Oslo: Colombia’s peace deal is a model for countries at war like Syria, President Juan Manuel Santos said Saturday as he accepted his Nobel Peace Prize.

Earlier in the day in Oslo, Santos said in his acceptance speech that the Colombian peace accord, signed on November 24 to end five decades of conflict, was a ‘model for the resolution of armed conflicts that have yet to be resolved around the world.’

‘It proves that what, at first, seems impossible, through perseverance may become possible even in Syria or Yemen or South Sudan,’ Santos said as he collected his prize at a lavish ceremony at Oslo’s City Hall, decked out in red, orange and white roses and carnations imported from Colombia for the occasion.

Santos, who wore a dove lapel pin on his dark suit and whose wife donned a white dress with a peace symbol cut-out in the back, said his government was itself inspired by other peace processes in Northern Ireland, South Africa, the Middle East and Central America.
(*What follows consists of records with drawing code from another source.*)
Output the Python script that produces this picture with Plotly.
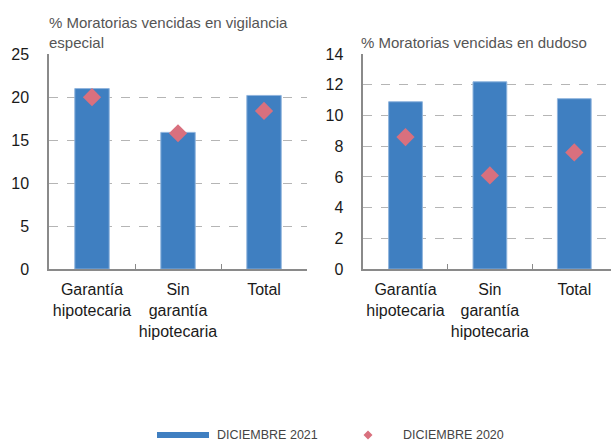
import plotly.graph_objects as go
from plotly.subplots import make_subplots

BLUE = "#3f7fc1"
PINK = "#d9707e"
AXIS = "#8a8a8a"
GRID = "#b5b5b5"
TEXT = "#1a1a1a"
MUTED = "#555555"
FONT = "Liberation Sans"

categories = ["Garantía<br>hipotecaria", "Sin<br>garantía<br>hipotecaria", "Total"]

vigilancia_2021 = [21.0, 15.9, 20.2]
vigilancia_2020 = [20.0, 15.8, 18.4]
dudoso_2021 = [10.9, 12.2, 11.1]
dudoso_2020 = [8.6, 6.1, 7.6]

left_ticks = [0, 5, 10, 15, 20, 25]
right_ticks = [0, 2, 4, 6, 8, 10, 12, 14]

fig = make_subplots(rows=1, cols=2)

for col, bars, pts in [(1, vigilancia_2021, vigilancia_2020), (2, dudoso_2021, dudoso_2020)]:
    fig.add_trace(go.Bar(x=categories, y=bars, name="DICIEMBRE 2021", width=0.4,
                         marker=dict(color=BLUE, line=dict(color="#8fb4dd", width=1)),
                         showlegend=False), row=1, col=col)
    fig.add_trace(go.Scatter(x=categories, y=pts, name="DICIEMBRE 2020", mode="markers",
                             marker=dict(symbol="diamond", color=PINK, size=14),
                             showlegend=False), row=1, col=col)

fig.update_layout(
    width=611, height=444,
    margin=dict(l=0, r=0, t=0, b=0),
    paper_bgcolor="white", plot_bgcolor="white",
    font=dict(family=FONT, color=TEXT, size=15),
)

xcommon = dict(showline=True, linecolor=AXIS, linewidth=1.5, ticks="inside", tickson="boundaries",
               ticklen=5, tickcolor=AXIS, showgrid=False, tickfont=dict(size=16, color=TEXT),
               tickangle=0, ticklabelstandoff=5, automargin=False)
fig.update_xaxes(domain=[0.0802, 0.5025], range=[-0.5, 2.5], **xcommon, row=1, col=1)
fig.update_xaxes(domain=[0.5946, 1.0], range=[-0.5, 2.435], **xcommon, row=1, col=2)

ycommon = dict(showline=True, linecolor=AXIS, linewidth=1.5, showgrid=True, gridcolor=GRID,
               griddash="dash", gridwidth=1, zeroline=False, ticks="", automargin=False,
               tickfont=dict(size=16, color=TEXT), domain=[0.394, 0.878])
fig.update_yaxes(range=[0, 25], tickvals=left_ticks, ticklabelstandoff=15, **ycommon, row=1, col=1)
fig.update_yaxes(range=[0, 14], tickvals=right_ticks, ticklabelstandoff=15, **ycommon, row=1, col=2)

fig.add_annotation(text="% Moratorias vencidas en vigilancia<br>especial", xref="paper", yref="paper",
                   x=47 / 611, y=1 - 12 / 444, xanchor="left", yanchor="top", align="left",
                   showarrow=False, font=dict(size=15, color=MUTED))
fig.add_annotation(text="% Moratorias vencidas en dudoso", xref="paper", yref="paper",
                   x=359 / 611, y=1 - 32 / 444, xanchor="left", yanchor="top", align="left",
                   showarrow=False, font=dict(size=15, color=MUTED))

# legend drawn by hand: thick blue line + small diamond
ly = 1 - 435 / 444
fig.add_shape(type="rect", xref="paper", yref="paper", x0=157 / 611, x1=209 / 611,
              y0=ly - 3 / 444, y1=ly + 3 / 444, fillcolor=BLUE, line=dict(width=0))
fig.add_annotation(text="DICIEMBRE 2021", xref="paper", yref="paper", x=215 / 611, y=ly,
                   xanchor="left", yanchor="middle", showarrow=False,
                   font=dict(size=12.5, color="#444444"))
cx, cy, d = 368, 435, 4.5
fig.add_shape(type="path", xref="paper", yref="paper",
              path=f"M {cx/611},{1-(cy-d)/444} L {(cx+d)/611},{1-cy/444} L {cx/611},{1-(cy+d)/444} L {(cx-d)/611},{1-cy/444} Z",
              fillcolor=PINK, line=dict(width=0))
fig.add_annotation(text="DICIEMBRE 2020", xref="paper", yref="paper", x=401 / 611, y=ly,
                   xanchor="left", yanchor="middle", showarrow=False,
                   font=dict(size=12.5, color="#444444"))

# drop the default page margin so the figure sits at the window corner
fig.write_html("out.html", config={"displayModeBar": False},
               post_script="document.body.style.margin='0';")
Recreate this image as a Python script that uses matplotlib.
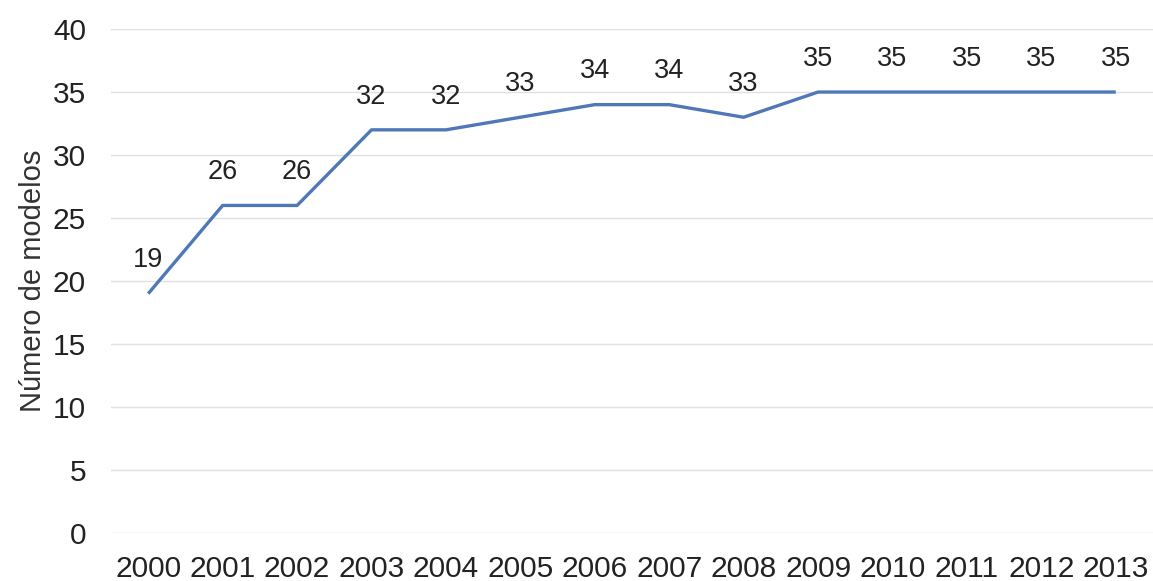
import matplotlib
matplotlib.use('Agg')
import matplotlib.pyplot as plt

# Models per year
years = [2000, 2001, 2002, 2003, 2004, 2005, 2006, 2007, 2008, 2009, 2010, 2011, 2012, 2013]
models = [19, 26, 26, 32, 32, 33, 34, 34, 33, 35, 35, 35, 35, 35]
y_ticks = [0, 5, 10, 15, 20, 25, 30, 35, 40]

plt.rcParams['font.family'] = ['Liberation Sans', 'DejaVu Sans']

fig = plt.figure(figsize=(11.53, 5.81), dpi=100)
ax = fig.add_axes([0.0963, 0.0826, 0.9037, 0.8674])

x = list(range(len(years)))
ax.plot(x, models, color='#4f78b8', linewidth=2.4, solid_capstyle='butt', zorder=3)

for xi, v in zip(x, models):
    ax.annotate(str(v), (xi, v), xytext=(0, 24), textcoords='offset points',
                ha='center', va='center', fontsize=19.5, color='#222222')

ax.set_xlim(-0.5, len(years) - 0.5)
ax.set_ylim(0, 40)
ax.set_yticks(y_ticks)
ax.set_xticks(x)
ax.set_xticklabels([str(y) for y in years])
ax.tick_params(axis='both', length=0, labelsize=21.5, colors='#222222')
ax.tick_params(axis='y', pad=18)
ax.tick_params(axis='x', pad=15.5)
ax.grid(axis='y', color='#e0e0e0', linewidth=1)
ax.set_axisbelow(True)
for s in ax.spines.values():
    s.set_visible(False)

ax.set_ylabel('Número de modelos', fontsize=21, color='#333333', labelpad=4)

fig.savefig('out.png', dpi=100)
After a first peace deal was rejected in a popular vote on October 2, the rebels and government negotiated a new accord to end the conflict, which has killed more than 260,000 people, left tens of thousands missing and forced nearly seven million to flee their homes.

‘The Colombian peace agreement is a ray of hope in a world troubled by so many conflicts and so much intolerance,’ he said.

 

Hard part yet to come

Yet in an interview with AFP, Santos acknowledged that the hardest part of the country’s peace process was yet to come.

The period ahead ‘is a more difficult phase than the (negotiation) process itself, and will require a lot of effort, perseverance and humility,’ he said.

‘A lot of coordination efforts will also be needed... to bring the benefits of peace to the regions that have suffered the most in the conflict,’ he added.

He also said he could offer no guarantees there would be a peace deal in place with Colombia’s second-largest rebel group, the National Liberation Army (ELN), before the end of his mandate in 2018.

‘I will do my best but to establish a time frame is always counter-productive in negotiations of this sort,’ he said.

In a speech at the ceremony, Berit Reiss-Andersen, deputy chairwoman of the Nobel committee, all sides in Colombia to ‘continue on the road to reconciliation.’

The Nobel prize consists of a gold medal, a diploma and a cheque for eight million Swedish kronor (824,000 euros, $871,000), a sum Santos promised to donate to the victims of the war.